I decided to drop into the child health clinic last week to see if I could get some help. I was successful in getting an appointment last Monday, but what a waste of time! The health nurse fed me some platitudes and told me she thought I was a good mother and sent me off, none the wiser. She also told me I should ring the sleep school and I did. That was no help either. Once you are discharged, they don’t want to know you. I put the phone down and cried. They gave me a number to call, which led me to another child health clinic across town, which doesn’t service my area. By this stage, it was Wednesday and I was starting to feel dispirited. LB was still lying in her cot crying and not sleeping for three quarters of an hour and then sleeping for only half an hour or so.

However, there was some light on the horizon. I might have been given the wrong number but when I was finally able to speak an operator, they transferred me internally to a triage nurse who could help me. I left my number and was told to expect a call sometime in the next 48 hours. Today she called. And she had some ideas. Thank goodness!

So, I now have a plan. I will remove the mobile from LB’s cot. I will increase the amount of solids she eats in the day and add in some bread. I will turn up the radio a little louder while she’s sleeping. She even suggested putting a tiny little board book in the cot for bubby. Apparently, it will take a couple of weeks to see an improvement. I feel better. Tomorrow, I will act on the plan and hopefully my baby will hush-a-bye … please…

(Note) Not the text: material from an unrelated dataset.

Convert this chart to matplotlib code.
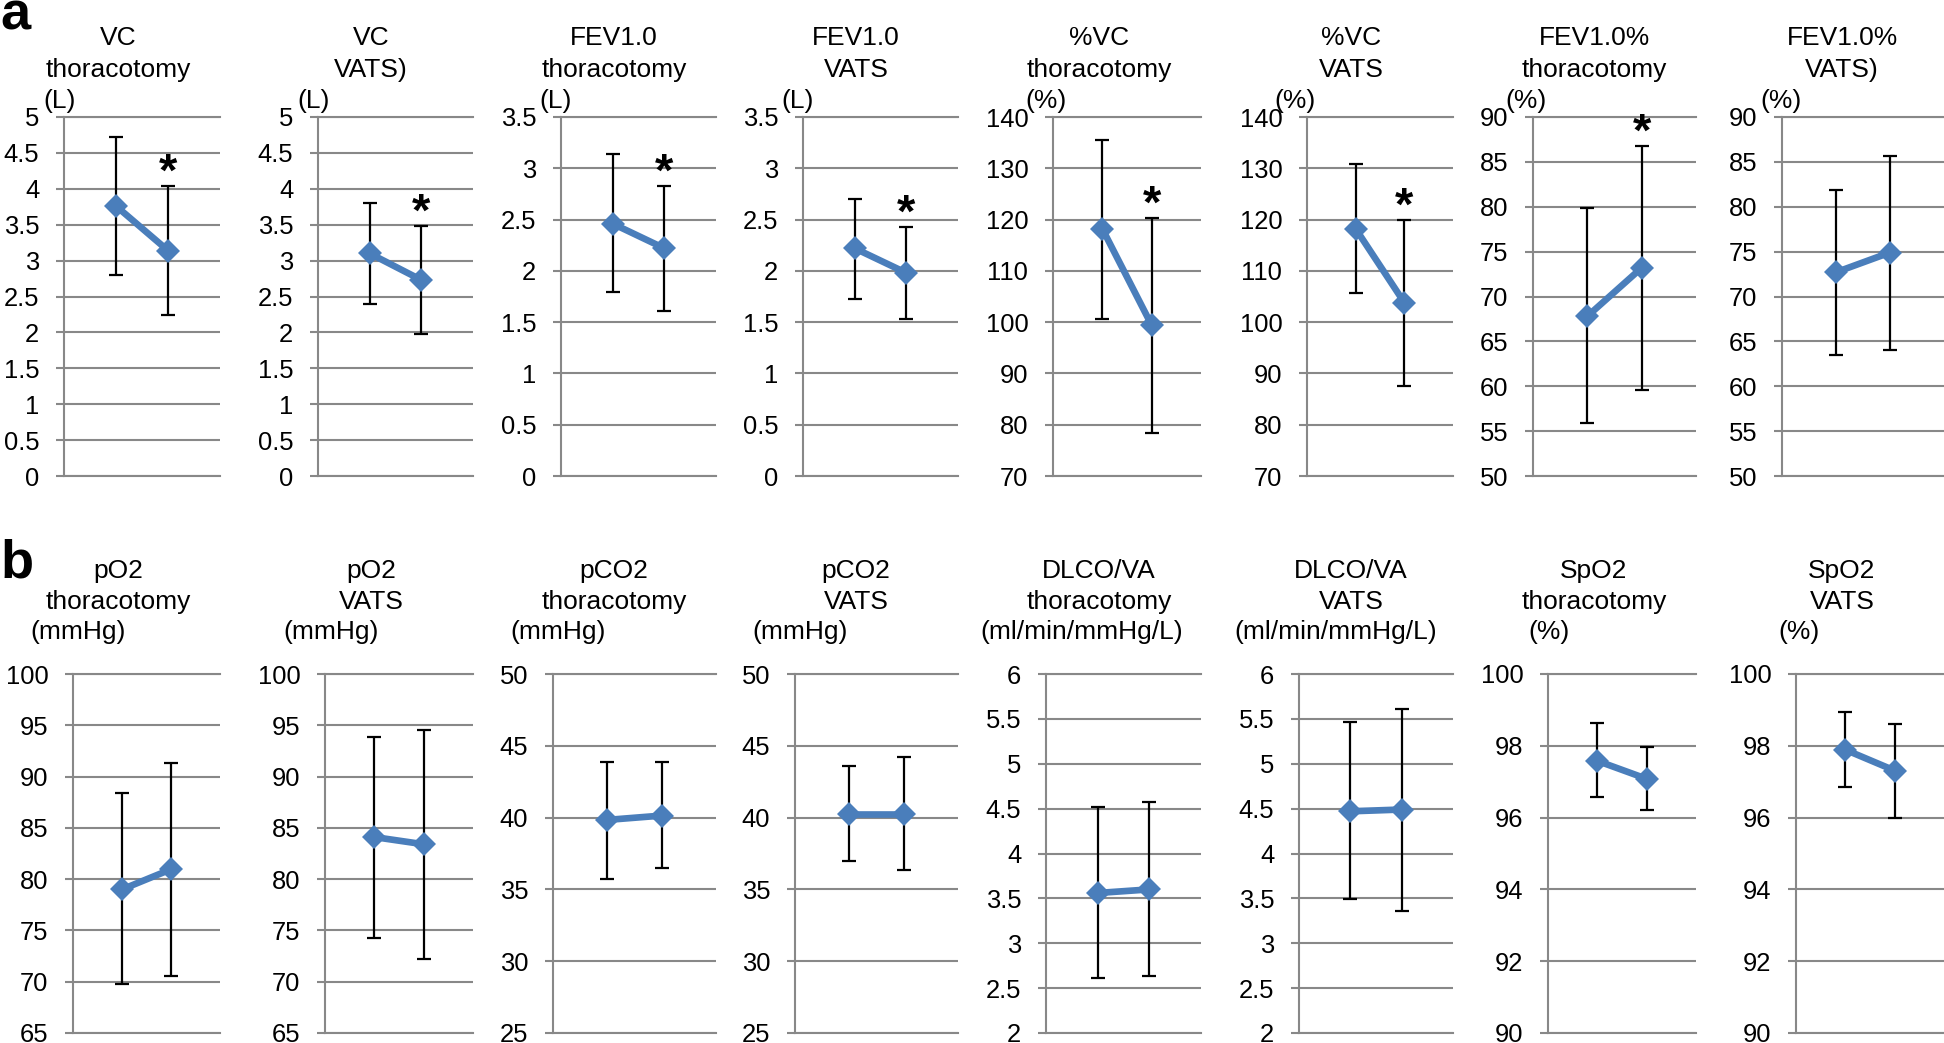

Why write the BrightBirdie blog?

The inspiration…

I was inspired to start writing this blog because this year I was lucky enough to become a mother for the first time. It’s been a rollercoaster ride, but I have learned so much. It’s actually been a battle to try and parent an initially very unsettled little bubba. It has amazed me to note that as I finally figure things out, it all seems to disappear into the ether. It seems a shame to waste such insight! I’d like a record to share my experiences with others. I’ve fought so hard to find the answers to all my mothering questions and maybe this blog will help someone else or maybe another mother will read it and think, “you’re reading my mind!”

The focus …

So, for the moment, my blog will focus on my experiences as a first time mother to a seven month old, Little Birdie (LB). I’ll write about what I’m doing, what I’m learning, what I realizing and what I’m feeling.

The author …

I used to be a high school teacher and before that I was a journalist. However, as stressful as those jobs can be, nothing prepared me for motherhood! It’s an experience that is nothing like you would ever expect it to be. No matter how much people try to warn you about parenthood, you cannot truly understand it until you experience it. I’ve been thrown into the deep end with a reflux baby who struggles to sleep but it still amazes me how gorgeous she is and the smallest things she does will fascinate me. I’ve gone from wondering about life’s big questions to being spellbound by watching my bubby sucking on pieces of fruit for the first time with delight spreading across her face.

The title…

I chose the title of this blog because it speaks to the future. I want the future to be bright and I love birds. The combination of the two speaks to soaring off into a bright future and I hope that this blog is the first step in doing just that.